- **Objective**
Set the listing down again in full, word for word, with the pictures left out.
* begin *
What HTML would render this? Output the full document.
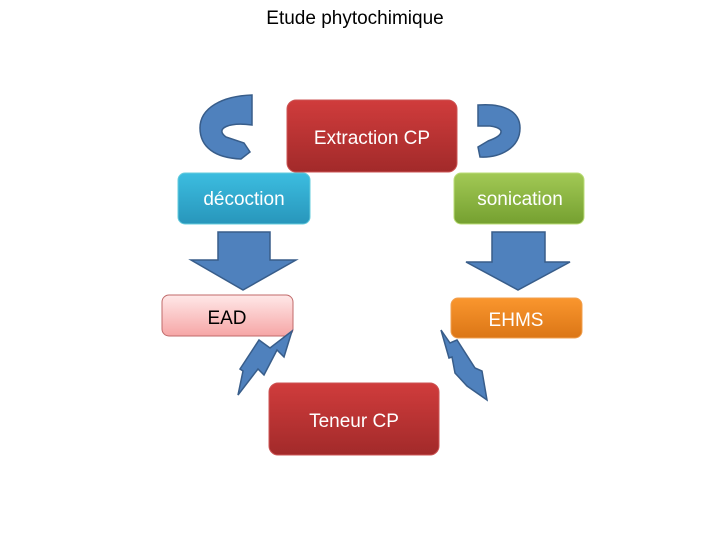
<!DOCTYPE html>
<html><head><meta charset="utf-8"><style>
body{margin:0;background:#fff;width:720px;height:540px;overflow:hidden}
svg text{font-family:"Liberation Sans",sans-serif}
</style></head><body>
<svg width="720" height="540" viewBox="0 0 720 540" xmlns="http://www.w3.org/2000/svg">
<defs>
<linearGradient id="red" x1="0" y1="0" x2="0" y2="1"><stop offset="0" stop-color="#d03c3c"/><stop offset="1" stop-color="#a22a2a"/></linearGradient>
<linearGradient id="cyan" x1="0" y1="0" x2="0" y2="1"><stop offset="0" stop-color="#3cbde0"/><stop offset="1" stop-color="#2896bb"/></linearGradient>
<linearGradient id="green" x1="0" y1="0" x2="0" y2="1"><stop offset="0" stop-color="#a2c955"/><stop offset="1" stop-color="#75a030"/></linearGradient>
<linearGradient id="pink" x1="0" y1="0" x2="0" y2="1"><stop offset="0" stop-color="#ffe8e8"/><stop offset="1" stop-color="#f6a6a6"/></linearGradient>
<linearGradient id="orange" x1="0" y1="0" x2="0" y2="1"><stop offset="0" stop-color="#fa962e"/><stop offset="1" stop-color="#db7616"/></linearGradient>
</defs>
<text x="355" y="24" font-size="19" text-anchor="middle" fill="#000">Etude phytochimique</text>

<!-- curved arrows -->
<path d="M252,95 L252,125 C230,122 214,128 226,137 L244,143 L250,152 L241,159 C215,158 200,147 200,128 C200,108 222,96 252,95 Z" fill="#4f81bd" stroke="#385d8a" stroke-width="1.5"/>
<path d="M478,105 C505,103 520,112 520,128 C520,148 500,158 480,157 L478,147 L488,141 C505,135 505,128 490,126 L478,126 Z" fill="#4f81bd" stroke="#385d8a" stroke-width="1.5"/>

<!-- boxes -->
<rect x="287" y="100" width="170" height="72" rx="9" fill="url(#red)" stroke="#c55" stroke-width="1"/>
<text x="372" y="144" font-size="19" text-anchor="middle" fill="#fff">Extraction CP</text>
<rect x="178" y="173" width="132" height="51" rx="7" fill="url(#cyan)" stroke="#6cd" stroke-width="1"/>
<text x="244" y="205" font-size="19" text-anchor="middle" fill="#fff">décoction</text>
<rect x="454" y="173" width="130" height="51" rx="7" fill="url(#green)" stroke="#bd7" stroke-width="1"/>
<text x="520" y="205" font-size="19" text-anchor="middle" fill="#fff">sonication</text>

<!-- down arrows -->
<polygon points="218,232 270,232 270,260 296,260 243,290 191,260 218,260" fill="#4f81bd" stroke="#385d8a" stroke-width="1.5"/>
<polygon points="492,232 545,232 545,262 570,262 518,290 466,262 492,262" fill="#4f81bd" stroke="#385d8a" stroke-width="1.5"/>

<rect x="162" y="295" width="131" height="41" rx="7" fill="url(#pink)" stroke="#c06a6a" stroke-width="1"/>
<text x="227" y="324" font-size="19" text-anchor="middle" fill="#000">EAD</text>
<rect x="451" y="298" width="131" height="40" rx="7" fill="url(#orange)" stroke="#f0a050" stroke-width="1"/>
<text x="516" y="326" font-size="19" text-anchor="middle" fill="#fff">EHMS</text>

<!-- lightning arrows -->
<polygon points="292,331 284,357 277,350 264,375 258,369 238,395 243,371 240,369 259,340 270,348" fill="#4f81bd" stroke="#385d8a" stroke-width="1.5"/>
<polygon points="441,330 450,343 457,340 475,368 482,371 487,400 467,386 455,373 452,357 449,358" fill="#4f81bd" stroke="#385d8a" stroke-width="1.5"/>

<rect x="269" y="383" width="170" height="72" rx="9" fill="url(#red)" stroke="#c55" stroke-width="1"/>
<text x="354" y="427" font-size="19" text-anchor="middle" fill="#fff">Teneur CP</text>
</svg>
</body></html>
* end *
- **Expected answer**
What HTML would render this? Output the full document.
<!DOCTYPE html>
<html><head><meta charset="utf-8"><style>
body{margin:0;background:#fff;width:720px;height:540px;overflow:hidden}
svg text{font-family:"Liberation Sans",sans-serif}
</style></head><body>
<svg width="720" height="540" viewBox="0 0 720 540" xmlns="http://www.w3.org/2000/svg">
<defs>
<linearGradient id="red" x1="0" y1="0" x2="0" y2="1"><stop offset="0" stop-color="#d03c3c"/><stop offset="1" stop-color="#a22a2a"/></linearGradient>
<linearGradient id="cyan" x1="0" y1="0" x2="0" y2="1"><stop offset="0" stop-color="#3cbde0"/><stop offset="1" stop-color="#2896bb"/></linearGradient>
<linearGradient id="green" x1="0" y1="0" x2="0" y2="1"><stop offset="0" stop-color="#a2c955"/><stop offset="1" stop-color="#75a030"/></linearGradient>
<linearGradient id="pink" x1="0" y1="0" x2="0" y2="1"><stop offset="0" stop-color="#ffe8e8"/><stop offset="1" stop-color="#f6a6a6"/></linearGradient>
<linearGradient id="orange" x1="0" y1="0" x2="0" y2="1"><stop offset="0" stop-color="#fa962e"/><stop offset="1" stop-color="#db7616"/></linearGradient>
</defs>
<text x="355" y="24" font-size="19" text-anchor="middle" fill="#000">Etude phytochimique</text>

<!-- curved arrows -->
<path d="M252,95 L252,125 C230,122 214,128 226,137 L244,143 L250,152 L241,159 C215,158 200,147 200,128 C200,108 222,96 252,95 Z" fill="#4f81bd" stroke="#385d8a" stroke-width="1.5"/>
<path d="M478,105 C505,103 520,112 520,128 C520,148 500,158 480,157 L478,147 L488,141 C505,135 505,128 490,126 L478,126 Z" fill="#4f81bd" stroke="#385d8a" stroke-width="1.5"/>

<!-- boxes -->
<rect x="287" y="100" width="170" height="72" rx="9" fill="url(#red)" stroke="#c55" stroke-width="1"/>
<text x="372" y="144" font-size="19" text-anchor="middle" fill="#fff">Extraction CP</text>
<rect x="178" y="173" width="132" height="51" rx="7" fill="url(#cyan)" stroke="#6cd" stroke-width="1"/>
<text x="244" y="205" font-size="19" text-anchor="middle" fill="#fff">décoction</text>
<rect x="454" y="173" width="130" height="51" rx="7" fill="url(#green)" stroke="#bd7" stroke-width="1"/>
<text x="520" y="205" font-size="19" text-anchor="middle" fill="#fff">sonication</text>

<!-- down arrows -->
<polygon points="218,232 270,232 270,260 296,260 243,290 191,260 218,260" fill="#4f81bd" stroke="#385d8a" stroke-width="1.5"/>
<polygon points="492,232 545,232 545,262 570,262 518,290 466,262 492,262" fill="#4f81bd" stroke="#385d8a" stroke-width="1.5"/>

<rect x="162" y="295" width="131" height="41" rx="7" fill="url(#pink)" stroke="#c06a6a" stroke-width="1"/>
<text x="227" y="324" font-size="19" text-anchor="middle" fill="#000">EAD</text>
<rect x="451" y="298" width="131" height="40" rx="7" fill="url(#orange)" stroke="#f0a050" stroke-width="1"/>
<text x="516" y="326" font-size="19" text-anchor="middle" fill="#fff">EHMS</text>

<!-- lightning arrows -->
<polygon points="292,331 284,357 277,350 264,375 258,369 238,395 243,371 240,369 259,340 270,348" fill="#4f81bd" stroke="#385d8a" stroke-width="1.5"/>
<polygon points="441,330 450,343 457,340 475,368 482,371 487,400 467,386 455,373 452,357 449,358" fill="#4f81bd" stroke="#385d8a" stroke-width="1.5"/>

<rect x="269" y="383" width="170" height="72" rx="9" fill="url(#red)" stroke="#c55" stroke-width="1"/>
<text x="354" y="427" font-size="19" text-anchor="middle" fill="#fff">Teneur CP</text>
</svg>
</body></html>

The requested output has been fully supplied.